▶ DATA LINES:
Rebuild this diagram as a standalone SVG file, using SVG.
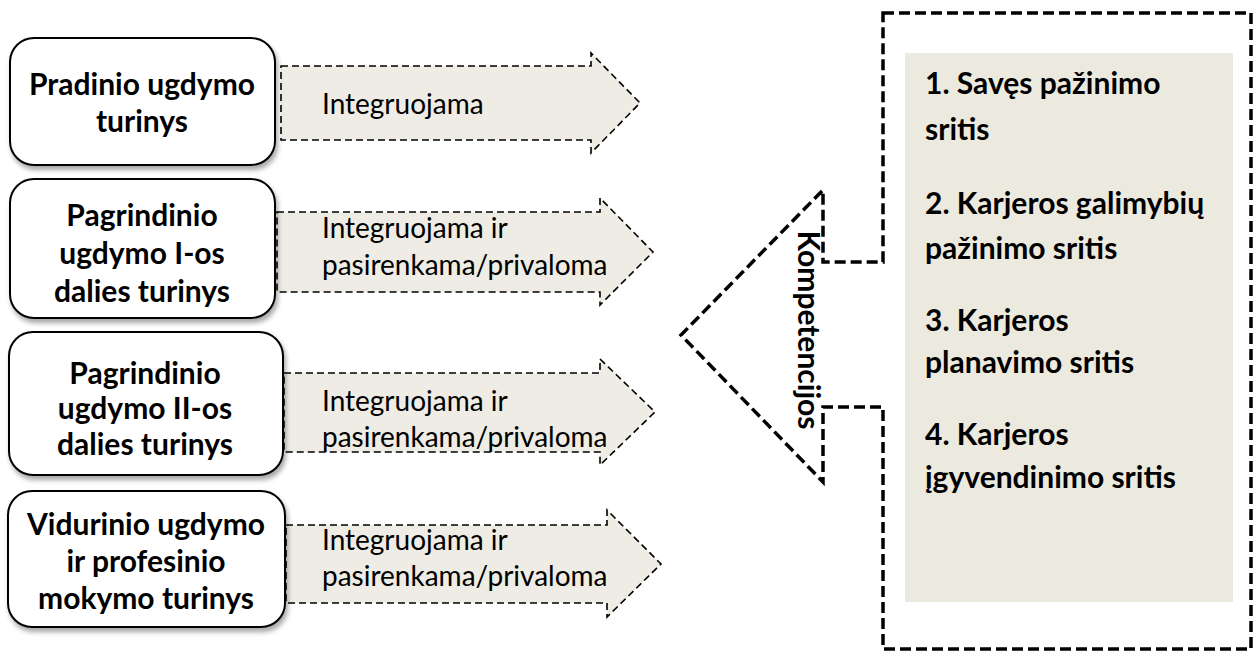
<svg xmlns="http://www.w3.org/2000/svg" width="1258" height="660" viewBox="0 0 1258 660">
<defs>
<filter id="sh" x="-10%" y="-10%" width="125%" height="130%">
<feDropShadow dx="2" dy="4" stdDeviation="2.5" flood-color="#000" flood-opacity="0.35"/>
</filter>
<style>
.box{fill:#fff;stroke:#000;stroke-width:2;filter:url(#sh)}
.bt{font-family:Lato,"Liberation Sans",sans-serif;font-weight:700;font-size:30px;fill:#000;text-anchor:middle}
.arr{fill:#EEECE4;stroke:#000;stroke-width:1.6;stroke-dasharray:7 4}
.at{font-family:Lato,"Liberation Sans",sans-serif;font-size:28px;fill:#000}
.big{fill:none;stroke:#000;stroke-width:3.5;stroke-dasharray:11 5}
.rt{font-family:Lato,"Liberation Sans",sans-serif;font-weight:700;font-size:30px;fill:#000}
</style>
</defs>
<rect width="1258" height="660" fill="#fff"/>
<g id="connectors">
<g id="arrow1">
<path class="arr" d="M281,66 H591 V53 L640,103 L591,153 V140 H281 Z"/>
<text class="at" x="322" y="114">Integruojama</text>
</g>
<g id="arrow2">
<path class="arr" d="M277,212 H600 V198 L653,252 L600,305 V292 H277 Z"/>
<text class="at" x="322" y="238">Integruojama ir</text>
<text class="at" x="322" y="275">pasirenkama/privaloma</text>
</g>
<g id="arrow3">
<path class="arr" d="M284,373 H600 V359 L655,412 L600,465 V452 H284 Z"/>
<text class="at" x="322" y="411">Integruojama ir</text>
<text class="at" x="322" y="447">pasirenkama/privaloma</text>
</g>
<g id="arrow4">
<path class="arr" d="M286,525 H607 V510 L661,564 L607,617 V603 H286 Z"/>
<text class="at" x="322" y="550">Integruojama ir</text>
<text class="at" x="322" y="586">pasirenkama/privaloma</text>
</g>
</g>
<g id="node1">
<rect class="box" x="10" y="38" width="265" height="127" rx="24"/>
<text class="bt" x="142" y="95">Pradinio ugdymo</text>
<text class="bt" x="142" y="132">turinys</text>
</g>
<g id="node2">
<rect class="box" x="10" y="179" width="265" height="139" rx="24"/>
<text class="bt" x="142" y="226">Pagrindinio</text>
<text class="bt" x="142" y="264">ugdymo I-os</text>
<text class="bt" x="142" y="302">dalies turinys</text>
</g>
<g id="node3">
<rect class="box" x="9" y="332" width="274" height="143" rx="24"/>
<text class="bt" x="145" y="384">Pagrindinio</text>
<text class="bt" x="145" y="419">ugdymo II-os</text>
<text class="bt" x="145" y="455">dalies turinys</text>
</g>
<g id="node4">
<rect class="box" x="8" y="491" width="277" height="136" rx="24"/>
<text class="bt" x="146" y="535">Vidurinio ugdymo</text>
<text class="bt" x="146" y="572">ir profesinio</text>
<text class="bt" x="146" y="609">mokymo turinys</text>
</g>
<g id="competencies">
<path class="big" d="M883,13 H1251 V649 H883 V407 H823 V482 L681,335 L823,190 V262 H883 Z"/>
<text class="rt" transform="translate(798,330) rotate(90)" text-anchor="middle">Kompetencijos</text>
</g>
<g id="areas">
<rect x="905" y="53" width="328" height="549" fill="#ECE9DF"/>
<text class="rt" x="925" y="94">1. Savęs pažinimo</text>
<text class="rt" x="925" y="140">sritis</text>
<text class="rt" x="925" y="214">2. Karjeros galimybių</text>
<text class="rt" x="925" y="259">pažinimo sritis</text>
<text class="rt" x="925" y="331">3. Karjeros</text>
<text class="rt" x="925" y="373">planavimo sritis</text>
<text class="rt" x="925" y="445">4. Karjeros</text>
<text class="rt" x="925" y="488">įgyvendinimo sritis</text>
</g>
</svg>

▶ WHAT THE TASK ASKS: Return the full material word for word. Do not include the pictures.

▶ SOLUTION TO THE PROBLEM:
Rebuild this diagram as a standalone SVG file, using SVG.
<svg xmlns="http://www.w3.org/2000/svg" width="1258" height="660" viewBox="0 0 1258 660">
<defs>
<filter id="sh" x="-10%" y="-10%" width="125%" height="130%">
<feDropShadow dx="2" dy="4" stdDeviation="2.5" flood-color="#000" flood-opacity="0.35"/>
</filter>
<style>
.box{fill:#fff;stroke:#000;stroke-width:2;filter:url(#sh)}
.bt{font-family:Lato,"Liberation Sans",sans-serif;font-weight:700;font-size:30px;fill:#000;text-anchor:middle}
.arr{fill:#EEECE4;stroke:#000;stroke-width:1.6;stroke-dasharray:7 4}
.at{font-family:Lato,"Liberation Sans",sans-serif;font-size:28px;fill:#000}
.big{fill:none;stroke:#000;stroke-width:3.5;stroke-dasharray:11 5}
.rt{font-family:Lato,"Liberation Sans",sans-serif;font-weight:700;font-size:30px;fill:#000}
</style>
</defs>
<rect width="1258" height="660" fill="#fff"/>
<g id="connectors">
<g id="arrow1">
<path class="arr" d="M281,66 H591 V53 L640,103 L591,153 V140 H281 Z"/>
<text class="at" x="322" y="114">Integruojama</text>
</g>
<g id="arrow2">
<path class="arr" d="M277,212 H600 V198 L653,252 L600,305 V292 H277 Z"/>
<text class="at" x="322" y="238">Integruojama ir</text>
<text class="at" x="322" y="275">pasirenkama/privaloma</text>
</g>
<g id="arrow3">
<path class="arr" d="M284,373 H600 V359 L655,412 L600,465 V452 H284 Z"/>
<text class="at" x="322" y="411">Integruojama ir</text>
<text class="at" x="322" y="447">pasirenkama/privaloma</text>
</g>
<g id="arrow4">
<path class="arr" d="M286,525 H607 V510 L661,564 L607,617 V603 H286 Z"/>
<text class="at" x="322" y="550">Integruojama ir</text>
<text class="at" x="322" y="586">pasirenkama/privaloma</text>
</g>
</g>
<g id="node1">
<rect class="box" x="10" y="38" width="265" height="127" rx="24"/>
<text class="bt" x="142" y="95">Pradinio ugdymo</text>
<text class="bt" x="142" y="132">turinys</text>
</g>
<g id="node2">
<rect class="box" x="10" y="179" width="265" height="139" rx="24"/>
<text class="bt" x="142" y="226">Pagrindinio</text>
<text class="bt" x="142" y="264">ugdymo I-os</text>
<text class="bt" x="142" y="302">dalies turinys</text>
</g>
<g id="node3">
<rect class="box" x="9" y="332" width="274" height="143" rx="24"/>
<text class="bt" x="145" y="384">Pagrindinio</text>
<text class="bt" x="145" y="419">ugdymo II-os</text>
<text class="bt" x="145" y="455">dalies turinys</text>
</g>
<g id="node4">
<rect class="box" x="8" y="491" width="277" height="136" rx="24"/>
<text class="bt" x="146" y="535">Vidurinio ugdymo</text>
<text class="bt" x="146" y="572">ir profesinio</text>
<text class="bt" x="146" y="609">mokymo turinys</text>
</g>
<g id="competencies">
<path class="big" d="M883,13 H1251 V649 H883 V407 H823 V482 L681,335 L823,190 V262 H883 Z"/>
<text class="rt" transform="translate(798,330) rotate(90)" text-anchor="middle">Kompetencijos</text>
</g>
<g id="areas">
<rect x="905" y="53" width="328" height="549" fill="#ECE9DF"/>
<text class="rt" x="925" y="94">1. Savęs pažinimo</text>
<text class="rt" x="925" y="140">sritis</text>
<text class="rt" x="925" y="214">2. Karjeros galimybių</text>
<text class="rt" x="925" y="259">pažinimo sritis</text>
<text class="rt" x="925" y="331">3. Karjeros</text>
<text class="rt" x="925" y="373">planavimo sritis</text>
<text class="rt" x="925" y="445">4. Karjeros</text>
<text class="rt" x="925" y="488">įgyvendinimo sritis</text>
</g>
</svg>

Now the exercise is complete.